É um exercício interessante observarmos, num local público, as pessoas que estão sozinhas. Uma parte certamente estará de telemóvel na mão, manipulando-o com a perícia do hábito. Sim, desses uma parte estará a enviar sms’s. Mas os outros não. Têm o telemóvel na mão e rodam-no na mesa do café ou passam o polegar pelo ecrã ou vêm as horas, de minuto a minuto. A nova tendência dos ecrãs tácteis, veio exponenciar este contacto sensual e íntimo com o que começou por ser um aparelho telefónico. A forma como nos relacionamos com o telemóvel dá sentido a algo que o McLuhan afirmou: os meios de comunicação são uma extensão do nosso sistema nervoso central, ligando-nos a todos em rede. Proferimos metáforas McLuhanianas diariamente, sem nos apercebermos: “estou sem rede”, “fiquei sem bateria”, “dá-me um toque”. Sou eu que estou sem rede, eu que fiquei sem bateria, eu que receberei um toque. Lembro-me de quando, há uns 8, 9 anos, me surpreendi com as palavras de um homem que fez uma chamada do seu telemóvel, quando o comboio em que seguíamos estava a chegar ao destino. Quando atenderam do outro lado, disse “olha, estou a chegar, sim, não se atrasou, estás aí como combinado?, ok, o comboio está quase a parar, sim, até já”. Espantei-me, divertido e incrédulo, com a inutilidade do telefonema. Hoje, uma parte dos meus telefonemas devem ser assim, inúteis e redundantes – mas cumprem a sua função de me fazer sentir próximo, ligado, disponível.

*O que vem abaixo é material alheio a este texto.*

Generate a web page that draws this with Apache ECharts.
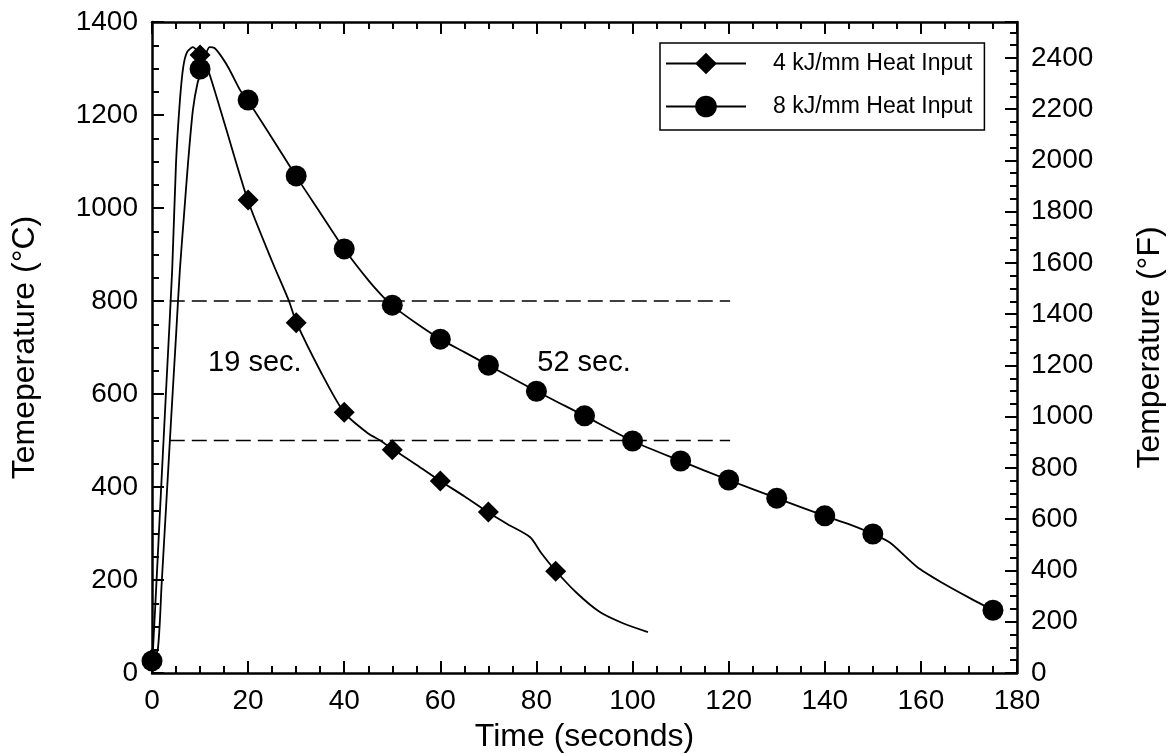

Quando estamos no Facebook ou no Msn, as coisas passam-se a um nível mais complexo. Sentados em frente ao computador, somos (corpo e máquina) um ser simbiótico, uma silhueta cibernética, de poderes e alcance aparentemente ilimitados. Gostamos de ser estimulados, apaparicados, de receber links e smileys, partilhar o riso à volta de um vídeo, carregar no enter, no fim de uma frase, para poder voltar a encarar a webcam. E o que estamos a comunicar?

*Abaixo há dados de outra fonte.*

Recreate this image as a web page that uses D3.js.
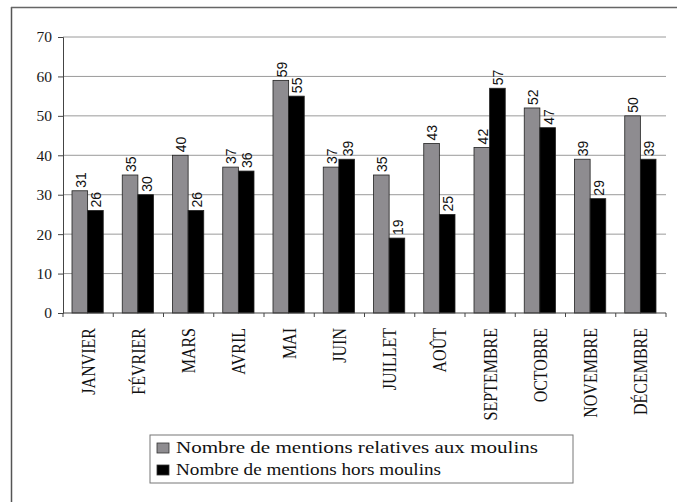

Cada vez se começa a usar o telemóvel mais cedo. Os pais parecem aliviados por viver num tempo em que é possível ligar a meio do dia para um número e falar com a cria, para confirmar que tudo está bem. É um cordão umbilical McLuhaniano, que passa a fazer falta, a partir do momento em que é disponibilizado. Enquanto crescia, não tive esta possibilidade de ligar do meu próprio telefone (e portátil, ainda por cima) para os meus amigos. Não tive um computador ligado à internet no quarto onde continuar a conversar com os amigos, mesmo depois das aulas. As crianças, e de forma muito intensa na pré-adolescência, têm esse espaço de ligações e contactos, que não me atrevo a chamar de virtual, que se acrescenta ao espaço físico da rua – menos frequentada -, da carteira da sala, do quarto. Para um adolescente, ficar sem rede, ficar sem bateria, é mesmo um problema.

Todos estes meios que usamos aumentam a eficácia da comunicação? E sem eles, conseguimos comunicar de forma completa, pertinente? Mais ainda, o objectivo principal, ao usarmos telemóveis e computadores, é comunicar?